For achieving this, we will still use the lineinfile module to create a file in /etc/sudoers.d/scoring
, but we won't have to write regex:
- name: Create the /etc/sudoers.d/scoring file
lineinfile:
dest: /etc/sudoers.d/scoring
line: "scoring ALL=(ALL) NOPASSWD: ALL"
state: present
create: yes
create: yes
allows for creating the file if it does not exist.
After adding this part, the playbook should output a yellow changed
task. The yellow output indicates that Ansible has made a change in the system. You will see the changed
status only once.
Ansible roles¶
As our goal is to eventually have all of the labs written down as Ansible, it will become challenging to manage the hundreds of tasks later on.
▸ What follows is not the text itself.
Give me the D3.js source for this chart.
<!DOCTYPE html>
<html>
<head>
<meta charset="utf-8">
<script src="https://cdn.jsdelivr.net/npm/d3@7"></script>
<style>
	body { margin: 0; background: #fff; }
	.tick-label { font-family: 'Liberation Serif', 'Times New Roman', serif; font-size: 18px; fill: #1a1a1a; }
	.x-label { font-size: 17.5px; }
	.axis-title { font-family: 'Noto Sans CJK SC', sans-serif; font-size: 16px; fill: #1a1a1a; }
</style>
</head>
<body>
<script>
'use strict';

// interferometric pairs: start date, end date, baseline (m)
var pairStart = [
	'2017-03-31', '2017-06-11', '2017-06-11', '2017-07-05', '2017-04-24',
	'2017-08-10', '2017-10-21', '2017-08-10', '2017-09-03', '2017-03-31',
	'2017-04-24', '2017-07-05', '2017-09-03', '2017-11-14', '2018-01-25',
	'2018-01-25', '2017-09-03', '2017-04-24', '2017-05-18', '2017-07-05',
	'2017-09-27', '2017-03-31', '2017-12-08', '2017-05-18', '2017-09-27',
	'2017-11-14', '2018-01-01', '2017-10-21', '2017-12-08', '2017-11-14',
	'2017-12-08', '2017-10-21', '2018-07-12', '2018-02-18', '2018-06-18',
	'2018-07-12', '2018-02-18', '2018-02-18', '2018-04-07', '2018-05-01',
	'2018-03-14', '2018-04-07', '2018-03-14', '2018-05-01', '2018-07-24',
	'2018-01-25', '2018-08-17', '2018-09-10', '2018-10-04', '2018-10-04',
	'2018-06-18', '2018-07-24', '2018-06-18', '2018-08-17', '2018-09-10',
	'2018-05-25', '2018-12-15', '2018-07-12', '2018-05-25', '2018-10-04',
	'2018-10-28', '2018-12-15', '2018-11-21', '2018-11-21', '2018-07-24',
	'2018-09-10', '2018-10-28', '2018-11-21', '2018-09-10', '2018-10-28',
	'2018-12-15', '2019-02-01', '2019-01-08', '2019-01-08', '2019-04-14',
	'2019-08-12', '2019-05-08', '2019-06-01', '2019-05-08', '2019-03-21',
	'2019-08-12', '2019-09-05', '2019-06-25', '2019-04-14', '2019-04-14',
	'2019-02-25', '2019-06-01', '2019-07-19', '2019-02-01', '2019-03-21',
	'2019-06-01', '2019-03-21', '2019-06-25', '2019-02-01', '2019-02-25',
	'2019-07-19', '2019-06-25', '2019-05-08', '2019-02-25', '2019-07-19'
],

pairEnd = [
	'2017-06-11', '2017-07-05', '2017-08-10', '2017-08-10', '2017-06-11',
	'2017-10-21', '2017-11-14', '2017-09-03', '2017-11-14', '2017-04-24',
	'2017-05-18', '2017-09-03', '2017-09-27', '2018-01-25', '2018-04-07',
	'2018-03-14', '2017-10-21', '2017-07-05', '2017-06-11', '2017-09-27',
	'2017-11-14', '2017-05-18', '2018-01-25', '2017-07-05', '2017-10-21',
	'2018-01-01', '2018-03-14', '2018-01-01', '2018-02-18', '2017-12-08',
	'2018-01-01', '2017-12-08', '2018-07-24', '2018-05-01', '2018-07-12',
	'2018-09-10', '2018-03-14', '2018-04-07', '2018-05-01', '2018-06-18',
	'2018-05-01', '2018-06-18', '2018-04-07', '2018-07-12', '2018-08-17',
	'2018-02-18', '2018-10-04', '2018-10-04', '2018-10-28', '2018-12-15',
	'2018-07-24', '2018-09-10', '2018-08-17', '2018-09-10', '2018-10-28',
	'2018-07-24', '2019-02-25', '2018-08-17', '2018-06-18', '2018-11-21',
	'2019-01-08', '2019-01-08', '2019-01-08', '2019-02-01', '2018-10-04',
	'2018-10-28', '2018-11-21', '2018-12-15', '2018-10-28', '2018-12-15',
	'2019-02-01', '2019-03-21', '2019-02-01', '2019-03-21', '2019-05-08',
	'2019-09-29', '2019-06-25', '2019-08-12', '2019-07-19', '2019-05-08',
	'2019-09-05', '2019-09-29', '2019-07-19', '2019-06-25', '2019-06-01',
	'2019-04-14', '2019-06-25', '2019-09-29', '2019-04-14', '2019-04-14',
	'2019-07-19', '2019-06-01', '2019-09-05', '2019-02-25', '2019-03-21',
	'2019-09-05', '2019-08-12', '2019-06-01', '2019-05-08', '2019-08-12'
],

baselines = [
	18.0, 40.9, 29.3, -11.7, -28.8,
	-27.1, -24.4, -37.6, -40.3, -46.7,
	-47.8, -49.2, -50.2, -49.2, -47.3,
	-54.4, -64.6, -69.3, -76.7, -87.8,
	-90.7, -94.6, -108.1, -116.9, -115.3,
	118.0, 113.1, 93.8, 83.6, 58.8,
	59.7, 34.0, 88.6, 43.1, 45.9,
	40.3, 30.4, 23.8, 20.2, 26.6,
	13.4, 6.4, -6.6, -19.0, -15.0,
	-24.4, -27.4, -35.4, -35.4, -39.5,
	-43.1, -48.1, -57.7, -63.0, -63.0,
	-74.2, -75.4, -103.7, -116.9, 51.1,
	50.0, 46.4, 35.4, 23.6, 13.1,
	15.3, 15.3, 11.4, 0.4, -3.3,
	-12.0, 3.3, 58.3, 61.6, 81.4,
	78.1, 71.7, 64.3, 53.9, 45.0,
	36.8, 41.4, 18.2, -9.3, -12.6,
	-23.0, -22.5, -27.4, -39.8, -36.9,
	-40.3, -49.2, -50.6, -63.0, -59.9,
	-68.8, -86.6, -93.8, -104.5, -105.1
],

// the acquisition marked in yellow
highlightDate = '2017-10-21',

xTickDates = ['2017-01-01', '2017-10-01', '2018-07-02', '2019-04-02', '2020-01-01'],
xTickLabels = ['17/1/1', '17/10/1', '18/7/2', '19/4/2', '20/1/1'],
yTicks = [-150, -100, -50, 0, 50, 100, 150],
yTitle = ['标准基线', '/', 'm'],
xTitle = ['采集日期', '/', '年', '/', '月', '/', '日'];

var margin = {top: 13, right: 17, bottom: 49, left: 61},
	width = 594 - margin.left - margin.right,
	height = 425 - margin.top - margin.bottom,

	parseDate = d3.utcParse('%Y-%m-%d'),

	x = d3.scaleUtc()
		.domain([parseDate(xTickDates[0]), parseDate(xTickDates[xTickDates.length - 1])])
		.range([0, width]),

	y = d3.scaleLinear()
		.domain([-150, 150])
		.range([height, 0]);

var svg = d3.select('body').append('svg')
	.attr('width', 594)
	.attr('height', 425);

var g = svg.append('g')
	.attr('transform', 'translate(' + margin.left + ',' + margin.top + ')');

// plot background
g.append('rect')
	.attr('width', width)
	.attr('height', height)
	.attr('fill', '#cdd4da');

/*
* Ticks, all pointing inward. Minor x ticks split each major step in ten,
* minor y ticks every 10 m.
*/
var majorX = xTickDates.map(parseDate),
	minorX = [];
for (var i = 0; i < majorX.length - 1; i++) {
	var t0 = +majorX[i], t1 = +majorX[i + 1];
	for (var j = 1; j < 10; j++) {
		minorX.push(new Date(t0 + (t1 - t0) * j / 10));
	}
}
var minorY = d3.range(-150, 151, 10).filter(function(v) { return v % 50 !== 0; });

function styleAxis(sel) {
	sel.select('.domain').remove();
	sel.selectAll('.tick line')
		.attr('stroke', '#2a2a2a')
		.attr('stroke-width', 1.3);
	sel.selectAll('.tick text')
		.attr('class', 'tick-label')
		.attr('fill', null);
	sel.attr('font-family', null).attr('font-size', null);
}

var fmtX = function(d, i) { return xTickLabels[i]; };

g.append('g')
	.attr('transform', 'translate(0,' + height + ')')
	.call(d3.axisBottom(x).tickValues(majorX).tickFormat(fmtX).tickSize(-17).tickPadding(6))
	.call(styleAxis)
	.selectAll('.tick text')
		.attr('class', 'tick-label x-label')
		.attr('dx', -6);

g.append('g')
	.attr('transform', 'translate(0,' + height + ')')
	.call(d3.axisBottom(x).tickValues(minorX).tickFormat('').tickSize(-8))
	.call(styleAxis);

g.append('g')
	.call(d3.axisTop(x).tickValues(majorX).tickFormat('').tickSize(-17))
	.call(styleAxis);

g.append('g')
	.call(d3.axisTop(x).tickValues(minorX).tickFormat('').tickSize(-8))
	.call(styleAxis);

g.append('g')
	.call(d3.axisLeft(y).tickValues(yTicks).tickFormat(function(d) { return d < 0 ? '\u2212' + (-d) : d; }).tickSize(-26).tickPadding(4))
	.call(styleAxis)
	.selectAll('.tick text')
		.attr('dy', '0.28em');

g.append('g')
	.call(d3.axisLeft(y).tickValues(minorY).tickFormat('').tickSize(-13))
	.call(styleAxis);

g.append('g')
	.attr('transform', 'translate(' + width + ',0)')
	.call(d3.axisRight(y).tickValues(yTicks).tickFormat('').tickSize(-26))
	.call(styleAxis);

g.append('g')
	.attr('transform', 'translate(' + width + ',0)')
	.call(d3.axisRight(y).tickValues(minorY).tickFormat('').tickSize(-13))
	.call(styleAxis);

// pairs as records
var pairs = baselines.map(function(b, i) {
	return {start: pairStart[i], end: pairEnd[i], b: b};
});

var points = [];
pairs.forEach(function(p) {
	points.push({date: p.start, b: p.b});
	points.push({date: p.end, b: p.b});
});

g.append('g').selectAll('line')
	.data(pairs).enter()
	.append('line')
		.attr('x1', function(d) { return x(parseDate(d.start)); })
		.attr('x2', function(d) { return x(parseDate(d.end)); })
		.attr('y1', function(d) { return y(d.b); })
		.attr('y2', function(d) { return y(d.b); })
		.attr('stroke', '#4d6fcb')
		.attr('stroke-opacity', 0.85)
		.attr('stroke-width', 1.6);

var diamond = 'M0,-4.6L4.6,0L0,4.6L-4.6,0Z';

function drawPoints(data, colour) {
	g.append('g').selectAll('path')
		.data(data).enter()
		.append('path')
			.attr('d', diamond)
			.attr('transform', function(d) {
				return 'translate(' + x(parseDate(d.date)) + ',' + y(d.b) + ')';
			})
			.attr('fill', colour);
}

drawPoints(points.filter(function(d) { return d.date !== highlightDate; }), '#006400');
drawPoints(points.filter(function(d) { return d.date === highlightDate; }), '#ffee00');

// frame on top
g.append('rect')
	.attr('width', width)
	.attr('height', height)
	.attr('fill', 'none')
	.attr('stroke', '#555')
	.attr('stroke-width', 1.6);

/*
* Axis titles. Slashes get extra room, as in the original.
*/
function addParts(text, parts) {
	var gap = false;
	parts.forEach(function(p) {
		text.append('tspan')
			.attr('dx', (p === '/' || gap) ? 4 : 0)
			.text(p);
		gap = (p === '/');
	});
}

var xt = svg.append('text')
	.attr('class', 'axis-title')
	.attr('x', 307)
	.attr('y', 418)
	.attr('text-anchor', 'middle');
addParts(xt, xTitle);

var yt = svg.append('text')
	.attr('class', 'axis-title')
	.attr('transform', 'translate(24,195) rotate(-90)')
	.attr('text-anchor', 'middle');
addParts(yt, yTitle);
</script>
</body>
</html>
Mitigating this issue requires us to use something called "Ansible roles". Think of these as functions in code - they are packaged subsets of Ansible playbooks, usually meant for solving one issue at a time. For example a role for setting up the webserver, a role for setting up the firewall, etc.
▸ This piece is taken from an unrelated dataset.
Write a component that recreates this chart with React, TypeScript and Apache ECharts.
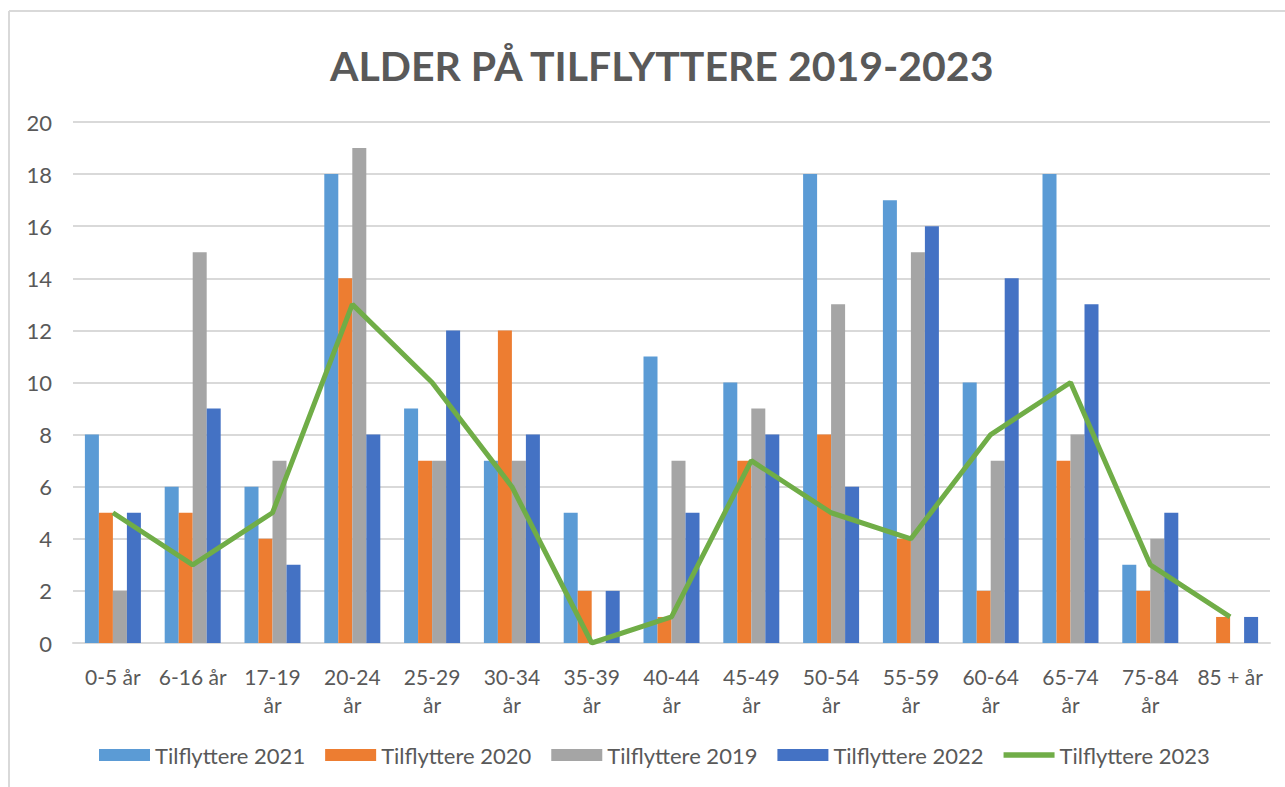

This kind of isolation allows you to select which roles you want to include when running Ansible, without going through a hundred tasks every time.
This requires setting up the roles folder appropriately, moving our tasks from the playbook into the role folder, and including the role in the playbook.
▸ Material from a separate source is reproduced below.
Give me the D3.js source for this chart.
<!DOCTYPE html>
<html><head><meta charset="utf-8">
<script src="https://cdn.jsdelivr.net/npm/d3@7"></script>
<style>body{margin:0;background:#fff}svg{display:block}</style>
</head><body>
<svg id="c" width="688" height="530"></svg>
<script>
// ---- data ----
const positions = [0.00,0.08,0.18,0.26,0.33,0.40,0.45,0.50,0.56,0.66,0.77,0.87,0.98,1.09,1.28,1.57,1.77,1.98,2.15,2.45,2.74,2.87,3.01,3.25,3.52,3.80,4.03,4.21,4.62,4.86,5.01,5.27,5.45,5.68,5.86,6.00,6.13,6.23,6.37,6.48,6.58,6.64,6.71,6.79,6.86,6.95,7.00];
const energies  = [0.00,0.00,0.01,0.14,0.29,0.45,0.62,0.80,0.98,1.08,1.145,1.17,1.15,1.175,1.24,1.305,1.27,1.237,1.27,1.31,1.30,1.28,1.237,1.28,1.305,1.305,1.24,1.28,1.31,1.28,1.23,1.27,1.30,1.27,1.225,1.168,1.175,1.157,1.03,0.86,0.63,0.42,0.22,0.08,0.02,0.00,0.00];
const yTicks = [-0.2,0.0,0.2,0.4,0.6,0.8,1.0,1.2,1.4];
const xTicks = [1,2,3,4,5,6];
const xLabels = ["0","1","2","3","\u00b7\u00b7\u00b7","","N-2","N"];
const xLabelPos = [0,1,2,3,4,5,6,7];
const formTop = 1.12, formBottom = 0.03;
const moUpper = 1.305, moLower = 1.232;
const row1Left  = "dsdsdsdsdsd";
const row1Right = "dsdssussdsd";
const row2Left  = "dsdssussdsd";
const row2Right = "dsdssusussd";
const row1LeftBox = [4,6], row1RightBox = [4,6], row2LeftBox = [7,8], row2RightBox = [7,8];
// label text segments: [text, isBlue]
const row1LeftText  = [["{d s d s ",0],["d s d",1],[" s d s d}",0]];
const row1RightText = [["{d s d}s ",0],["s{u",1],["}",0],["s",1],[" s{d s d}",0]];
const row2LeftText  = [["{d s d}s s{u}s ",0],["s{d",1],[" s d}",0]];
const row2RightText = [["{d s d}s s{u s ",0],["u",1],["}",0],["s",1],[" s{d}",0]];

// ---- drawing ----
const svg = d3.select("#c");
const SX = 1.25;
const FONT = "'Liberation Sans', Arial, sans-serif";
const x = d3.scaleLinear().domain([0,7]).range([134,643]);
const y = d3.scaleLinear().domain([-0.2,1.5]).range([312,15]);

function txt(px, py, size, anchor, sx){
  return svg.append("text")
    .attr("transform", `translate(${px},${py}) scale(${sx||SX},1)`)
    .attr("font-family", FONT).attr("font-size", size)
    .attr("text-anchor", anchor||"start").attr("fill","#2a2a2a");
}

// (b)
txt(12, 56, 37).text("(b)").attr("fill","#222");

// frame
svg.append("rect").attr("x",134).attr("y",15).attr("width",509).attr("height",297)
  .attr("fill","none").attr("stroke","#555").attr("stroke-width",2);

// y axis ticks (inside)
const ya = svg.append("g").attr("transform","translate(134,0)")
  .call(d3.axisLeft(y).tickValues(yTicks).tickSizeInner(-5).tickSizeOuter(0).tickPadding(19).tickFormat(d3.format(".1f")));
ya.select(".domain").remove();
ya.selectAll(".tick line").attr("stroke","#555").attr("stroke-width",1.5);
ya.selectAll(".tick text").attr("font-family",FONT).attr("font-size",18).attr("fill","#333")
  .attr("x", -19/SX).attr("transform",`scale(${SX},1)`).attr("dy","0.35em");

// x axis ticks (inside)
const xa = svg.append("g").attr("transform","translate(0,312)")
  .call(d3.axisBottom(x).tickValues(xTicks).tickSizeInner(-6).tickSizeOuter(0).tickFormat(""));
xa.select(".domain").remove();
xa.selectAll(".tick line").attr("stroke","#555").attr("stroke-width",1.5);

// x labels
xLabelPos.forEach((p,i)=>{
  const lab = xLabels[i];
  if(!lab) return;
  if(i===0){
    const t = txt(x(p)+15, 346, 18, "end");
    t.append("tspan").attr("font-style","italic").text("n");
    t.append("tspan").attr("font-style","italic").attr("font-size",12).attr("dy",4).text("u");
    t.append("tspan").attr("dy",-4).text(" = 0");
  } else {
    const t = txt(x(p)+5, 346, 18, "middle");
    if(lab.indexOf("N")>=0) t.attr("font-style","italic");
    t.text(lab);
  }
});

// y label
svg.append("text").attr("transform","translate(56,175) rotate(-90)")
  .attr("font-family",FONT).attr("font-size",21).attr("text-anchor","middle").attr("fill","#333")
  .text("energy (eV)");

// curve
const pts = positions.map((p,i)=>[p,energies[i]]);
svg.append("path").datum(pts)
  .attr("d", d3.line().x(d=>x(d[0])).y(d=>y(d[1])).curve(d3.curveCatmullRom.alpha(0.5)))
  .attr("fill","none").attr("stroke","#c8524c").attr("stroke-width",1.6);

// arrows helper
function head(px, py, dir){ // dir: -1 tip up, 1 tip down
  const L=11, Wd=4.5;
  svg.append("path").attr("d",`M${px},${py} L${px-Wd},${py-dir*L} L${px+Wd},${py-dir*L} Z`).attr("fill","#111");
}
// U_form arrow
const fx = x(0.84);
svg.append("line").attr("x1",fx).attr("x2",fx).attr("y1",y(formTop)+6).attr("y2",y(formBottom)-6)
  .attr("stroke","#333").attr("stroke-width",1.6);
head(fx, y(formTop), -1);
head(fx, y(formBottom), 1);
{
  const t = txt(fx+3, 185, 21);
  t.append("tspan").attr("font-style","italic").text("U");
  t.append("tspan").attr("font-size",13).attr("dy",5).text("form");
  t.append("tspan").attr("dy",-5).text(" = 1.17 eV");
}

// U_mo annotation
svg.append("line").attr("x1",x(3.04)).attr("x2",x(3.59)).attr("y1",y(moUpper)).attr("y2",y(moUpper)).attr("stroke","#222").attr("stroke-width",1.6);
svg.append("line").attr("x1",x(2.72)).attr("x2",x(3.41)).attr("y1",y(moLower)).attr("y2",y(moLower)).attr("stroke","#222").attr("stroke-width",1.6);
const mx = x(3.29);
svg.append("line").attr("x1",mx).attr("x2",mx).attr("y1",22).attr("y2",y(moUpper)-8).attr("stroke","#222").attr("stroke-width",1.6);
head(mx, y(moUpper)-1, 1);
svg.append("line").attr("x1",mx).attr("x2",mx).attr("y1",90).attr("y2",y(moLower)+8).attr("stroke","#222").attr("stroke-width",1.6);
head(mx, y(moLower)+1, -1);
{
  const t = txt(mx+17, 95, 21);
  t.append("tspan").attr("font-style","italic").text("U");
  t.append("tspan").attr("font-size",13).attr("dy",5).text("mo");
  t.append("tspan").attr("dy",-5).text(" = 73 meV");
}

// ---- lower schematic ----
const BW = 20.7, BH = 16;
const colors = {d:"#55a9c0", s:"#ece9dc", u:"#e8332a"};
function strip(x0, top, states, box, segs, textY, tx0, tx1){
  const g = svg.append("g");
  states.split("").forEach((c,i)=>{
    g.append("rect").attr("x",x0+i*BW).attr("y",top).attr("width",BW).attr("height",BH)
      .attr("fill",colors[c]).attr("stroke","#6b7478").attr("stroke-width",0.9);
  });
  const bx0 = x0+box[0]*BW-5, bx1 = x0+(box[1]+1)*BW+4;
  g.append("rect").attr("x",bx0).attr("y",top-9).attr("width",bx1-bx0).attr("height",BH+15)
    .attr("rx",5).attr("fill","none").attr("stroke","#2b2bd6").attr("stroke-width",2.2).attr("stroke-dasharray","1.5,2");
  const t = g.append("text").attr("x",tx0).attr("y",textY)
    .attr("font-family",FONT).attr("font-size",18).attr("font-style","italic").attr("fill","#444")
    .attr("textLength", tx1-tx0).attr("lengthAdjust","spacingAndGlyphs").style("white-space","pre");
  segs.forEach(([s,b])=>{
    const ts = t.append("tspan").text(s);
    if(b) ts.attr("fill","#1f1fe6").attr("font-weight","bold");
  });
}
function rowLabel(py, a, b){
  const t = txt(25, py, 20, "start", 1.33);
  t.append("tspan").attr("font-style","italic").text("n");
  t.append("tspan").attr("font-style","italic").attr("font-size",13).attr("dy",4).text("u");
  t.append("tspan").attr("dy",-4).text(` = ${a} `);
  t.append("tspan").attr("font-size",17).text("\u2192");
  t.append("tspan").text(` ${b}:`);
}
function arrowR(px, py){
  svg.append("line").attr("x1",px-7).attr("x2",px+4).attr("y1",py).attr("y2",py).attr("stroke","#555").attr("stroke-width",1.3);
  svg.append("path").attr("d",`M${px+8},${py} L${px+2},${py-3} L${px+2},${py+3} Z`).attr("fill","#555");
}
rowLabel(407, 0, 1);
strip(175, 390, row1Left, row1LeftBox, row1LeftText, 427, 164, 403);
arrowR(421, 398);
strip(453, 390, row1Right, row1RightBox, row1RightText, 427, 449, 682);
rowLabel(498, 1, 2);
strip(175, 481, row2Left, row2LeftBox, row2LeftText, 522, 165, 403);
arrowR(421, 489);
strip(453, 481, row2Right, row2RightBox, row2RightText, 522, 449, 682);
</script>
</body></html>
First, make an appropriate roles structure:
[centos@test ansible]# pwd
/home/centos/ansible
[centos@test ansible]# tree roles
roles
└── etais
└── tasks
└── main.yml
Then move the four tasks for solving the Cloud/ETAIS lab into the roles/etais/tasks/main.yml
file, so it looks like this:
- name: Add user scoring
user:
name: scoring
- name: Create .ssh directory
file:
path: /home/scoring/.ssh
state: directory
owner: scoring
group: scoring
mode: '0700'
- name: Download user scoring public key
get_url:
url: https://scoring.sa.cs.ut.ee/files/id_rsa.pub
dest: /home/scoring/.ssh/authorized_keys
owner: scoring
group: scoring
mode: '0600'
- name: Create the /etc/sudoers.d/scoring file
lineinfile:
dest: /etc/sudoers.d/scoring
line: "scoring ALL=(ALL) NOPASSWD: ALL"
state: present
create: yes
The main.yml
file is the default file that gets included when referring to a role. In a functional role, the main.yml
has to exist.
And now let's add the definition of the role to our main playbook, so it looks like this:
- hosts: all
user: centos
become: yes
become_user: root
roles:
- etais
tasks:
- name: Testing this out
debug: msg="Hello from server!"
Once you run this, all the tasks should still be green, but if you noticed, then the order of execution changed. That's because roles are always processed before tasks.
Now, when you start making another lab's playbook, you can just create a new role in the roles folder, include it, and conveniently split tasks.
Roles definitions allow you also to use only parts of the written playbook during the exam.
Ansible variables¶
Ansible is only moderately useful if we expect the environments to be always the same. This problem can be solved by writing some intelligence into our playbooks.
In Ansible, there are two main ways to add intelligence - variables and conditionals. We will cover conditionals in a later lab when we have an excellent use case.
Variables, on the other hand, are helpful from the beginning.
When you run Ansible on your host, it first gathers information about your environment. Ansible documentation calls this information "facts".
You can check which facts Ansible has about your host by running: ansible -m setup localhost
. The output is a massive index of facts, including the machine's IP address, SSH keys used, hypervisors run on etc.
You can also define your variables using the hosts
file, group_vars
and host_vars
folders, set_facts
module and more.
We will go more in-depth with variables once we need them, but just as an example, let's create a task that prints out some information with variables.
- name: Testing this out
debug: msg="Hello from user {{ ansible_user_id }} on server {{ ansible_hostname }}!"
Using Git to store files¶
The Ansible playbook we wrote works as our documentation, backup plan, exam helping tool and a future example. Making sure it does not disappear when we accidentally delete our machine is an essential part of it.
Let's upload our playbook to some version management system to solve this problem. Git is a version control system you should already be familiar with from previous courses. While GitHub is a free public repository host, we will be using a private Gitlab instance created especially for the Computer Science Institute.
As the first step, log in to our GitLab at https://gitlab.cs.ut.ee
. For the authentication method, choose LDAP instead of Standard.
Complete
Login to https://gitlab.cs.ut.ee
. Create a blank project
Give it a name of your choosing or just your matrix number Select your username from the group/namespace selection Project slug value is autogenerated, and you don't have to change that
For the Visibility
level, keep it Private
And finally, skip Initialize repository with a README since we will be using our Ansible repo root as the initialiser.
Once the project has been made, we can upload our playbook.
First, initialise your global git configuration. You can also copy-paste these commands from the git repo setup instructions.
Complete
git config --global user.name "your username"
git config --global user.email "your_email"
Now we are ready to push our repository into the course GitLab. You should already be in the Ansible repository root directory, but if you are not, change your directory to that of the Ansible.
Complete
cd <ansible repository>
git init
to initialise the directory as a git repo.
git remote add origin https://gitlab.cs.ut.ee/<username>/<repository name>.git
Make sure to replace the username and repository name values accordingly
git add .
git commit -m "First commit"
git push -u origin master
# if this gives an error that refspec master does not match use main instead of master
And you should be done. Refresh the page in gitlab to see all of your files nicely stored in the git repository. Also from here on now, don't forget to regularly commit your changes to the repository, atleast after each lab. This is to prevent losing your progress when something gets broken or deleted accidentally inside the VM.